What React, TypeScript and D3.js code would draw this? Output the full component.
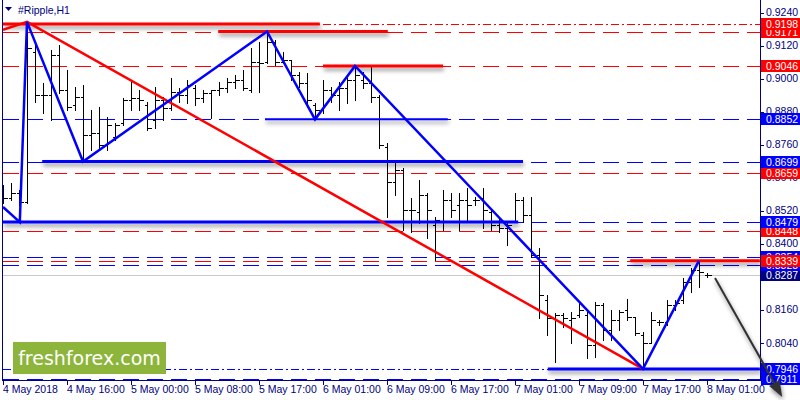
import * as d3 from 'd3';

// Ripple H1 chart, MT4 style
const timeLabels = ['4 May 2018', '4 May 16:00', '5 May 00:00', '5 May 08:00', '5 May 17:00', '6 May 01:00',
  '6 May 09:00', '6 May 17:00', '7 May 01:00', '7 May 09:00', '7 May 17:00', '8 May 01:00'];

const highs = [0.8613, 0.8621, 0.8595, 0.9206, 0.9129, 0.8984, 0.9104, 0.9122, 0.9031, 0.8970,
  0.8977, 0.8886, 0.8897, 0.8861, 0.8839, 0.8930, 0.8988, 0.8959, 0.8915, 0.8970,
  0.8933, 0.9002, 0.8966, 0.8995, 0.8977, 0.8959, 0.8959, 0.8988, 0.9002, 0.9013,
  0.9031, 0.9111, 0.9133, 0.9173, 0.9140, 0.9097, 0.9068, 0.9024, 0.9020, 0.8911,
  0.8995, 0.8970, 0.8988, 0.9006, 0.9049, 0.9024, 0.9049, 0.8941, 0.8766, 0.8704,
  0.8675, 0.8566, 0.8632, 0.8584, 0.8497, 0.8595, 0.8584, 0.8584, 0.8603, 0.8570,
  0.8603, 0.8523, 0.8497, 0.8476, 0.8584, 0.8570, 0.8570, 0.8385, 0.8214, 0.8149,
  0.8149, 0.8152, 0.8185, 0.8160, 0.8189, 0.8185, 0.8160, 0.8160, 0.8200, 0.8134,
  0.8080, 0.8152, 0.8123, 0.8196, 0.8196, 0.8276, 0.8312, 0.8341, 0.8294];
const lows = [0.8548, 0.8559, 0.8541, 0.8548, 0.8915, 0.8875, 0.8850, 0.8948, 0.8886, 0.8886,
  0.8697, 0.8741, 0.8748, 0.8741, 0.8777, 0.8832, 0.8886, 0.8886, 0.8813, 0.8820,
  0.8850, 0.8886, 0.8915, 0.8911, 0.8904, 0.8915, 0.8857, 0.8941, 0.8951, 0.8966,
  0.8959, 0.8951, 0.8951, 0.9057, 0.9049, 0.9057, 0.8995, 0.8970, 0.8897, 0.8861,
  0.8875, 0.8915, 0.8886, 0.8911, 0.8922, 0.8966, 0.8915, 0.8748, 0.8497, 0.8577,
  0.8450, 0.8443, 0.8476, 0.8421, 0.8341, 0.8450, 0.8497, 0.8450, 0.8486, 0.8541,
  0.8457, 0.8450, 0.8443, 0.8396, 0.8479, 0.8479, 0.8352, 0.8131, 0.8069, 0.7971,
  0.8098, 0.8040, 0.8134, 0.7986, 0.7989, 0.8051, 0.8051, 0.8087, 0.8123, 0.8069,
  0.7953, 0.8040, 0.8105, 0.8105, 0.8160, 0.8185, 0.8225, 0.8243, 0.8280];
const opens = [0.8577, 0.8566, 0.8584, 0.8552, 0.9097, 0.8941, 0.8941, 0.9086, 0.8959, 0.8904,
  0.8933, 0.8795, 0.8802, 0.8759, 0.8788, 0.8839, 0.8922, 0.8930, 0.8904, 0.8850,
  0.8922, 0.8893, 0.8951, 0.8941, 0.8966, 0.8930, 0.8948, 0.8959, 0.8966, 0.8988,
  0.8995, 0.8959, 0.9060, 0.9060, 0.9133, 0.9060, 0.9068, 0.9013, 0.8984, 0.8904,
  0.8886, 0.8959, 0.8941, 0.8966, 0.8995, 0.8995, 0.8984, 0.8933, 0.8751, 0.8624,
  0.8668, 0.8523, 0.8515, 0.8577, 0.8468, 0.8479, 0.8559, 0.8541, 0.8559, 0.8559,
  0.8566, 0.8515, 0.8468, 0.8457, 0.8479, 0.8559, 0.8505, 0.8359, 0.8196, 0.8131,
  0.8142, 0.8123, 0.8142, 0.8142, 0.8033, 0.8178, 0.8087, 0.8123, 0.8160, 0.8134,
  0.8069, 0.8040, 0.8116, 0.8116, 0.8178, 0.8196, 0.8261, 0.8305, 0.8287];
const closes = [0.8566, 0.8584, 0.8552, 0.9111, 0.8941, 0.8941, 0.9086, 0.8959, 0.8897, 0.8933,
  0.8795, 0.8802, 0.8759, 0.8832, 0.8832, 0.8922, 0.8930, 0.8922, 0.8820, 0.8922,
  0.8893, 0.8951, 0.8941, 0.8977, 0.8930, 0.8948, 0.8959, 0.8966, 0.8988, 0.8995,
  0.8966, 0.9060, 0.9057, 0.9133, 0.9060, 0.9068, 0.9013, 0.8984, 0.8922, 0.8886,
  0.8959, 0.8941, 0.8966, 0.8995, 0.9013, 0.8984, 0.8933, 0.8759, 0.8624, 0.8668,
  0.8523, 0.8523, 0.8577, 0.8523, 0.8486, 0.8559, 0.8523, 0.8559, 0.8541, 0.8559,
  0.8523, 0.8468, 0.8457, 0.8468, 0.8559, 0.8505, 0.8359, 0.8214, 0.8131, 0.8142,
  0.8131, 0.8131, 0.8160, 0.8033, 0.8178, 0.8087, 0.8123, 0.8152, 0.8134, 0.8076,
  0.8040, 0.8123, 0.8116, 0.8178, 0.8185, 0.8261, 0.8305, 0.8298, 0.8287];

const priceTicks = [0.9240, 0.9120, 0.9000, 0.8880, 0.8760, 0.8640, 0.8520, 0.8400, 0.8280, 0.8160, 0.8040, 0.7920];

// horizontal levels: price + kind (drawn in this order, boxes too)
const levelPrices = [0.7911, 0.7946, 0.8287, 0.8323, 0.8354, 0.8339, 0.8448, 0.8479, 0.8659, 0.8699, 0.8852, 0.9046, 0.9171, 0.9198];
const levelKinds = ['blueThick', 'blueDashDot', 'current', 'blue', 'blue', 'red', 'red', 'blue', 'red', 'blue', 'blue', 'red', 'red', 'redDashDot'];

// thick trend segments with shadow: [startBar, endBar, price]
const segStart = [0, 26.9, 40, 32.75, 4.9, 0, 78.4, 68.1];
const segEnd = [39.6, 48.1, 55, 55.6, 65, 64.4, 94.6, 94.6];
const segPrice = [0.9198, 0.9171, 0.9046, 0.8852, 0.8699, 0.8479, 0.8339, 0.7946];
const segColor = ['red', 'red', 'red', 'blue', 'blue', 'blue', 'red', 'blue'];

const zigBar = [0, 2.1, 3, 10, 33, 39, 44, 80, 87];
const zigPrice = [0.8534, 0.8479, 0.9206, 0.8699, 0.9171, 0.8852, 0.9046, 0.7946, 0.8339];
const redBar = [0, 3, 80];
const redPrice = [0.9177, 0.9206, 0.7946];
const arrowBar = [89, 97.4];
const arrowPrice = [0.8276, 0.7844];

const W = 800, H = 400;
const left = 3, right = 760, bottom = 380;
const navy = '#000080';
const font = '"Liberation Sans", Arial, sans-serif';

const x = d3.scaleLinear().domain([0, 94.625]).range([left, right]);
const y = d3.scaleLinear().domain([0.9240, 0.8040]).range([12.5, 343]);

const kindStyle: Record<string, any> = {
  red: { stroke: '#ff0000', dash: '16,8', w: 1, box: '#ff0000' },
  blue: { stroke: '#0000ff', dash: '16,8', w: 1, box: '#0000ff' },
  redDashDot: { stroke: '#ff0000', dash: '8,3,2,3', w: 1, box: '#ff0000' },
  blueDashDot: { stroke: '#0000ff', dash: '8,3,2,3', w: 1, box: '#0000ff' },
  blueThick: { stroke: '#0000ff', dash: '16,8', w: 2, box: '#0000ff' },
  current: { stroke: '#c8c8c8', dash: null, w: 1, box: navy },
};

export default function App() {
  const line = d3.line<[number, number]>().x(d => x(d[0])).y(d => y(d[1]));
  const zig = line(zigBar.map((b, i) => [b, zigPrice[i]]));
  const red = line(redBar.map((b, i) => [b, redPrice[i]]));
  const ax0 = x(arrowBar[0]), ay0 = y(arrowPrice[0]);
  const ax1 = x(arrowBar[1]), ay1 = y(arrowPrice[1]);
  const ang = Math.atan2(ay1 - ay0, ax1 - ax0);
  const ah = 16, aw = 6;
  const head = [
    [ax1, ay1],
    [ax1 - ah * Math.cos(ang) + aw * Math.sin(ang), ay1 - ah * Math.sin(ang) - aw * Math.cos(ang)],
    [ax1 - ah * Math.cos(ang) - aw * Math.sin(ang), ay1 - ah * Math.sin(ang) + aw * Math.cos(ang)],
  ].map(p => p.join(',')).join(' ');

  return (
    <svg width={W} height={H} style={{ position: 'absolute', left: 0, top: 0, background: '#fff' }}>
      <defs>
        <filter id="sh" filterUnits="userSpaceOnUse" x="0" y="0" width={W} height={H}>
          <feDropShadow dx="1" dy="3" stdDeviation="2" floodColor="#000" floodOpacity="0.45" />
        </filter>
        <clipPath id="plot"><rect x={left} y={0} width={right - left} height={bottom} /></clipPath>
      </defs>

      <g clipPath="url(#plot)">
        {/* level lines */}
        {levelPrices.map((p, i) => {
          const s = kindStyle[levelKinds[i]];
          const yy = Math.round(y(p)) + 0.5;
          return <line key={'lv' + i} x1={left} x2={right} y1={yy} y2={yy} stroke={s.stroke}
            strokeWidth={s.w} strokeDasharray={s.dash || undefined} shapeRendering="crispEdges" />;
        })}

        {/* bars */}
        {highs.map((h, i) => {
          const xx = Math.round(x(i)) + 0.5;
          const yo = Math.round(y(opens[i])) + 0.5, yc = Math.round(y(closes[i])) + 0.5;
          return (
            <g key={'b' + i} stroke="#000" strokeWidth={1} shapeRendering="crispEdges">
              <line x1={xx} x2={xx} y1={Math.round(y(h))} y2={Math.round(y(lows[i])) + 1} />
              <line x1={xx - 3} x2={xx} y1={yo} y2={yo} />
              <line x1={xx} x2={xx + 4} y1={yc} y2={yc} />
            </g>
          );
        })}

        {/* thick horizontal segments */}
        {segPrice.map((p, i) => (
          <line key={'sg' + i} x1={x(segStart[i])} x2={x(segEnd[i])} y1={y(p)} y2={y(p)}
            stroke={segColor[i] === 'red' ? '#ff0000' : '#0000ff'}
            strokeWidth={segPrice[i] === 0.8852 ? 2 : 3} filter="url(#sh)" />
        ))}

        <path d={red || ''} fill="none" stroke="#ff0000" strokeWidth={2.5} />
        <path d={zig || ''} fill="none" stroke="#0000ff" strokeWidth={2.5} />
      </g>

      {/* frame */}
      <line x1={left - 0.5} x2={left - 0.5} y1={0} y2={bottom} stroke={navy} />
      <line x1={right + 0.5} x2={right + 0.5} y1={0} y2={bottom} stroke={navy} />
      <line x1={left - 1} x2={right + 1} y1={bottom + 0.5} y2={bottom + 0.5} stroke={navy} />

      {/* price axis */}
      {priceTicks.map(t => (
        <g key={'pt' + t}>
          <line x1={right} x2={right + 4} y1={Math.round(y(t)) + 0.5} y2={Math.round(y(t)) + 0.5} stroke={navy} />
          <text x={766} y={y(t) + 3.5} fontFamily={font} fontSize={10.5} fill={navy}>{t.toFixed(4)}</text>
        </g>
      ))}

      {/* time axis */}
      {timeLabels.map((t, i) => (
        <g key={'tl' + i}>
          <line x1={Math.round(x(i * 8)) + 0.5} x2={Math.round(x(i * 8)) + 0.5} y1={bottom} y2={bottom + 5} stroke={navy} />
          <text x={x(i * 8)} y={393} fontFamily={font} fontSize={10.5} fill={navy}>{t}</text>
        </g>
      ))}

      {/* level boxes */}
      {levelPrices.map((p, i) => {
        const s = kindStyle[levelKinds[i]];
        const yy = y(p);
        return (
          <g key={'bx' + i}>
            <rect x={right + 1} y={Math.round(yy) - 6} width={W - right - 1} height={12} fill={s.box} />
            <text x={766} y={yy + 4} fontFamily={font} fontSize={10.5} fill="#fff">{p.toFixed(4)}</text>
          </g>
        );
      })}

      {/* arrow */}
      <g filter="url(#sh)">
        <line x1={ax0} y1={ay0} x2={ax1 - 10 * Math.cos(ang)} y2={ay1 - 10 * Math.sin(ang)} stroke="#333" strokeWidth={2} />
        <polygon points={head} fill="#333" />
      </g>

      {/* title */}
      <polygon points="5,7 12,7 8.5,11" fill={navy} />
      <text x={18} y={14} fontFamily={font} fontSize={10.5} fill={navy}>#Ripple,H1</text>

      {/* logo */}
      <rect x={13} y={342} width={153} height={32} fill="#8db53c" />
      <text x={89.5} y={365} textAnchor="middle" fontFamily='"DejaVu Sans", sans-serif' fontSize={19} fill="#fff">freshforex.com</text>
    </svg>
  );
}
——
▶ [WHAT THE TASK ASKS]:
Transcribe the opening line of the listing above, please, and every line after it through the line with "17:00', '8 May 01:00'];", word for word, without pictures.

▶ [EXERCISE RESULT]:
What React, TypeScript and D3.js code would draw this? Output the full component.
import * as d3 from 'd3';

// Ripple H1 chart, MT4 style
const timeLabels = ['4 May 2018', '4 May 16:00', '5 May 00:00', '5 May 08:00', '5 May 17:00', '6 May 01:00',
  '6 May 09:00', '6 May 17:00', '7 May 01:00', '7 May 09:00', '7 May 17:00', '8 May 01:00'];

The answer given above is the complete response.